Friday 20 December 2019 5:21pm
A feature of law graduate Norhan El Sanjak’s time at Otago was continuing volunteer work in the community, which was both professionally and personally rewarding, and pushed her “out of [her] comfort zone.”
Norhan’s first volunteering experiences came in hospitals in Egypt, where she read to children suffering from cancer.
“I had heard horror stories about the healthcare in Egypt and wanted to help. My dad recommended starting small by volunteering to read to patients.”
At Otago Norhan was a founding member of “O-Red”, and served as the Red Cross student groups’ social secretary in 2017 and treasurer in 2018.
She also joined a Ministry of Education group offering bilingual support and assisting former refugees to transition into education, and spent time interpreting for the Southern District Health Board.
“I lived in Egypt for a few years when the Arab Spring surfaced and saw the dramatic effect it had on people’s lives – as a result I tried to imagine what our former refugees went through before coming to New Zealand. I wanted to do my part in ensuring they felt safe and that this was their home. Being a bilingual support worker and interpreter showed me that overcoming the language barrier is critical to those who are struggling – if I was able to use my skills to help make life just a little bit easier for a former refugee, then that was my day made.”
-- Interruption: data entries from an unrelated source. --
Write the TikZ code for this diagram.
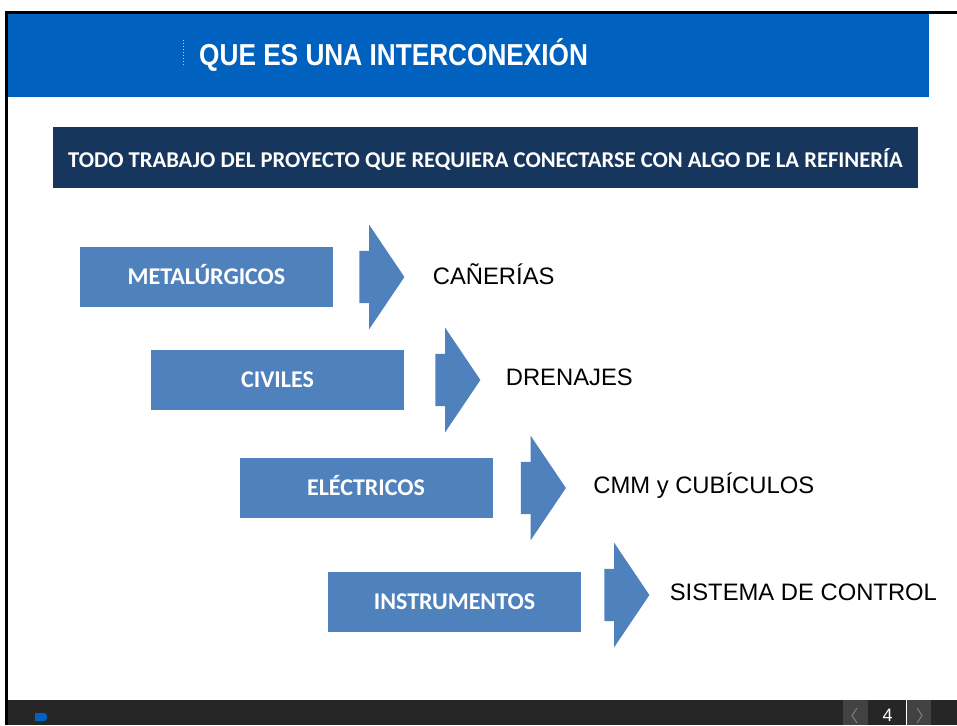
\documentclass[tikz,border=0pt]{standalone}
\usepackage{fontspec}
\setmainfont{Liberation Sans}
\newfontfamily\calibri{Carlito}
\newfontfamily\titlefont[FakeStretch=0.865]{Liberation Sans}
\usetikzlibrary{positioning,shapes.arrows}
\definecolor{headblue}{RGB}{0,97,190}
\definecolor{navy}{RGB}{23,54,93}
\definecolor{steel}{RGB}{79,129,189}
\definecolor{barbg}{RGB}{38,38,38}
\definecolor{navbox}{RGB}{66,66,66}
\definecolor{navtip}{RGB}{125,125,125}
\tikzstyle{block} = [fill=steel, rectangle, text=white, inner sep=0pt,
    minimum height=60pt, minimum width=253pt, text height=15.5pt, text depth=0pt,
    font=\calibri\bfseries\fontsize{24}{27}\selectfont]
\tikzstyle{bigarrow} = [single arrow, fill=steel, inner xsep=0pt, inner ysep=26pt,
    single arrow head extend=26pt, single arrow tip angle=112, minimum height=45pt]
\tikzstyle{result} = [inner sep=0pt, yshift=3pt, text height=17pt, text depth=0pt,
    font=\fontsize{23.8}{28}\selectfont]

\begin{document}
\begin{tikzpicture}[x=1pt,y=-1pt]
  \useasboundingbox (0,0) rectangle (957,725);
  % frame and header
  \fill (5,11) rectangle (957,14);
  \fill (5,11) rectangle (8,725);
  \fill[headblue] (8,14) rectangle (929,97);
  \draw[white!70!headblue, dotted, line width=1pt] (183,40) -- (183,67);
  \node[anchor=base west, inner sep=0pt, text=white,
    font=\titlefont\bfseries\fontsize{30.3}{34}\selectfont] (title) at (199,65) {QUE ES UNA INTERCONEXIÓN};
  \node[fill=navy, text=white, inner sep=0pt, minimum width=865pt, minimum height=61pt,
    text height=19.5pt, text depth=0pt, font=\calibri\bfseries\fontsize{22.6}{26}\selectfont]
    (banner) at (485.5,157.5) {TODO TRABAJO DEL PROYECTO QUE REQUIERA CONECTARSE CON ALGO DE LA REFINERÍA};
  % areas
  \node[block] (met) at (206.5,277) {METALÚRGICOS};
  \node[block] (civ) at (277.5,380) {CIVILES};
  \node[block] (ele) at (366,488) {ELÉCTRICOS};
  \node[block] (ins) at (454.5,602) {INSTRUMENTOS};
  \node[bigarrow, right=26pt of met] (a1) {};
  \node[bigarrow, right=31pt of civ] (a2) {};
  \node[bigarrow, right=28pt of ele] (a3) {};
  \node[bigarrow, right=23pt of ins, yshift=7pt] (a4) {};
  \node[result, right=28pt of a1, yshift=-2pt] (r1) {CAÑERÍAS};
  \node[result, right=25pt of a2] (r2) {DRENAJES};
  \node[result, right=27pt of a3] (r3) {CMM y CUBÍCULOS};
  \node[result, right=20pt of a4] (r4) {SISTEMA DE CONTROL};
  % footer
  \fill[barbg] (8,700) rectangle (957,725);
  \fill[headblue] (35,713) -- (44,713) [rounded corners=3pt] -- (47,713) -- (47,721) [sharp corners] -- (35,721) -- cycle;
  \fill[navbox] (843,700) rectangle (868,725);
  \fill[navbox] (907,700) rectangle (931,725);
  \draw[white] (906,700) -- (906,725);
  \draw[navtip, line width=1pt] (857,708) -- (852,715.5) -- (857,723);
  \draw[navtip, line width=1pt] (917,708) -- (922,715.5) -- (917,723);
  \node[text=white, inner sep=0pt, font=\fontsize{18}{20}\selectfont] (page) at (887.5,715.5) {4};
\end{tikzpicture}
\end{document}
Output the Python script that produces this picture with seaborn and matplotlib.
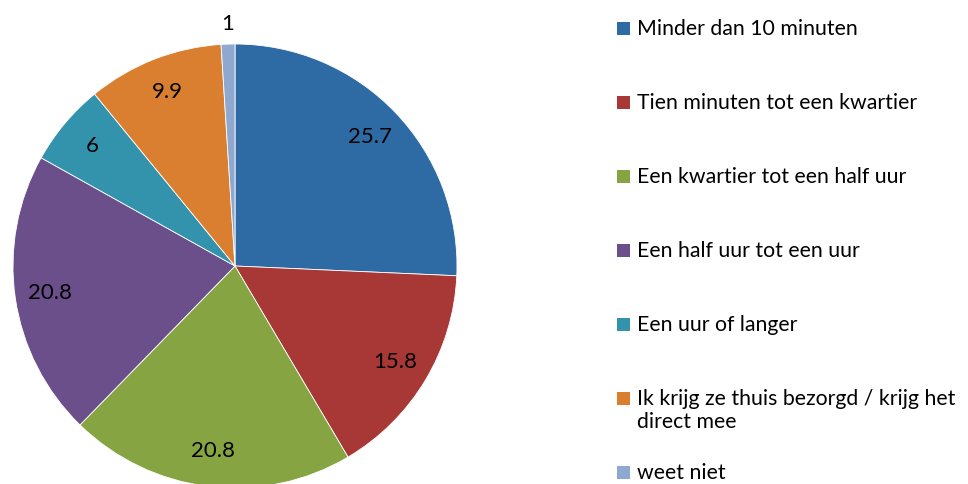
import numpy as np
import matplotlib.pyplot as plt
import seaborn as sns
from matplotlib.patches import Rectangle

categories = [
    "Minder dan 10 minuten",
    "Tien minuten tot een kwartier",
    "Een kwartier tot een half uur",
    "Een half uur tot een uur",
    "Een uur of langer",
    "Ik krijg ze thuis bezorgd / krijg het\ndirect mee",
    "weet niet",
]
values = [25.7, 15.8, 20.8, 20.8, 6, 9.9, 1]
colors = ["#2E6BA5", "#A83836", "#86A442", "#6A4F8B", "#3392AC", "#DA7F2F", "#8EA8D0"]

sns.set_theme(style="white")
plt.rcParams["font.family"] = ["Lato", "DejaVu Sans"]

fig = plt.figure(figsize=(9.68, 4.84), dpi=100)
W, H = 968, 484

# pie: centre (235, 266) px, radius 222 px
cx, cy, r = 235, 266, 222
ax = fig.add_axes([(cx - r) / W, (H - cy - r) / H, 2 * r / W, 2 * r / H])
wedges, _ = ax.pie(values, colors=colors, startangle=90, counterclock=False,
                   radius=1, wedgeprops=dict(edgecolor="white", linewidth=0.6))
ax.set_xlim(-1, 1)
ax.set_ylim(-1, 1)
ax.set_aspect("equal")
ax.axis("off")

# value labels
for w, v in zip(wedges, values):
    mid = np.deg2rad((w.theta1 + w.theta2) / 2)
    d = 0.84 if v >= 3 else 1.09
    ax.text(d * np.cos(mid), d * np.sin(mid), f"{v:g}", ha="center", va="center",
            fontsize=16, color="black", clip_on=False)

# legend drawn at fixed rows
row_y = [29, 103, 177, 251, 325, 399, 473]
for lab, col, y in zip(categories, colors, row_y):
    fig.patches.append(Rectangle((617 / W, (H - y - 6) / H), 13 / W, 13 / H,
                                 transform=fig.transFigure, facecolor=col,
                                 edgecolor="none"))
    for i, line in enumerate(lab.split("\n")):
        fig.text(637 / W, (H - y - 23 * i) / H, line, ha="left", va="center",
                 fontsize=15.3, color="black")

fig.savefig("out.png", dpi=100)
Norhan was able to combine her legal studies with her interest in supporting others through volunteer work at the Refugee Immigration Law Advice Services (RILAS), where she worked as a student adviser in family reunification.
Experiences with RILAS and Community Law showed how relevant her studies were for “real-world” scenarios.
“RILAS also helped me land a job in a Refugee and Immigration law firm over summer, and helped me hone my personal skills as I dealt with clients from a variety of different backgrounds. Personally, while working with clients attempting to reunite their families, I was constantly grateful and thankful that my family is a flight away and I don't have to spend my nights worried if they will be okay the next day.”
Norhan also volunteered as a mentor for SOULS’ second-year programme, and in 2018 became the Colleges Officer for the Otago University Students’ Association, in addition to occasionally assisting with OUSA’s “Are you Okay” programme at student events.
She encourages others to try volunteering, pointing out it doesn't have to be something students “do regularly or are super committed to.”
“Otago taught me the importance of pushing myself out of my comfort zone and trying new things. I think my experience volunteering has shown me you gain a lot personally, and professionally, and you get to spend your free time knowing you are doing something meaningful and adding something to someone's life – before you know it becomes an addiction.”
In future Norhan wants to use the skills and knowledge gained studying to make a difference in New Zealand's society by helping marginalised and underprivileged individuals.
“I'll be working in policy for the Ministry of Social Development and sitting my profs. I hope in the next few years I get to intern with the United Nations and do my master’s in Law.”